We are faced with a landscape of algorithmic manipulation, proliferating deepfakes, a torrent of disinformation and, of course, online fraud. The committee is right: a failure to prioritise media literacy is a threat not just to individuals but to social cohesion and democracy itself. In the era of generative AI, media literacy is, as the committee makes clear, a requirement for modern citizenship. Our current approach is indeed fragmented and underresourced and lacks strategic vision. Ofcom’s own evidence, highlighted by the committee, shows little improvement in core skills over six years. In that context, the Government’s claim in their response that they and Ofcom have met the mounting scale of the challenge is simply not credible.

Like my noble friend Lord Storey, I welcome the completed curriculum and assessment review, which commits the Government to publishing revised national curriculum content by spring 2027. However, as the committee recommends, media literacy should be embedded across the curriculum and teachers should receive sustained support. This should arrive earlier.

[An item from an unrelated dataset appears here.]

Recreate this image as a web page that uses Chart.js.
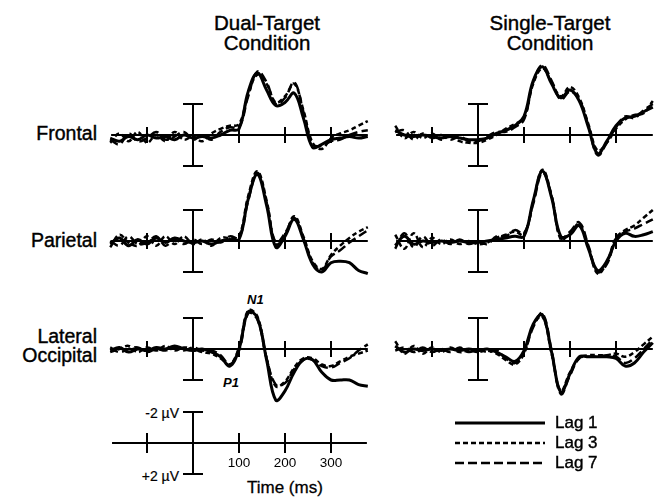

As the committee urges, we need media literacy to be prioritised across government, not bolted on at the margins. I very much hope that the Minister will be able to assure us that one of the key tests of the effectiveness of the new media literacy action plan will be whether that takes place.

The Government cannot simply continue to outsource their responsibility in this area to the regulator. Although I welcome Ofcom’s new three-year media literacy strategy and its tougher use of behavioural audits under the Online Safety Act, which the Government rightly highlight, it is, I agree with the noble Lord, Lord Holmes, deeply disappointing that, more than 20 years on, Ofcom still has not brought its definition of media literacy up to date by explicitly recognising critical thinking—although I detect slightly different language in the media literacy action plan. Ofcom should, as the committee says, set minimum standards for platforms’ media literacy activity and be empowered to hold them to account.

You cannot build media literacy on foundations that do not exist. As the committee and many stakeholders argue, we must treat connectivity as an essential utility and invest accordingly. The vision from our Benches is empowered citizenship: not a nanny state that tells people what to think but a literate state that gives people the tools to think for themselves. That is, in essence, the spirit of the committee’s report.

I urge the Minister to treat this report not as suggestions but as an urgent road map. We need, as the committee sets out, a unified strategy, a robust and critical definition of media literacy and the digital infrastructure to underpin it all.

Finally, I say in closing that I believe the BBC is not the problem; it is part of the answer. I look forward to the Minister’s response.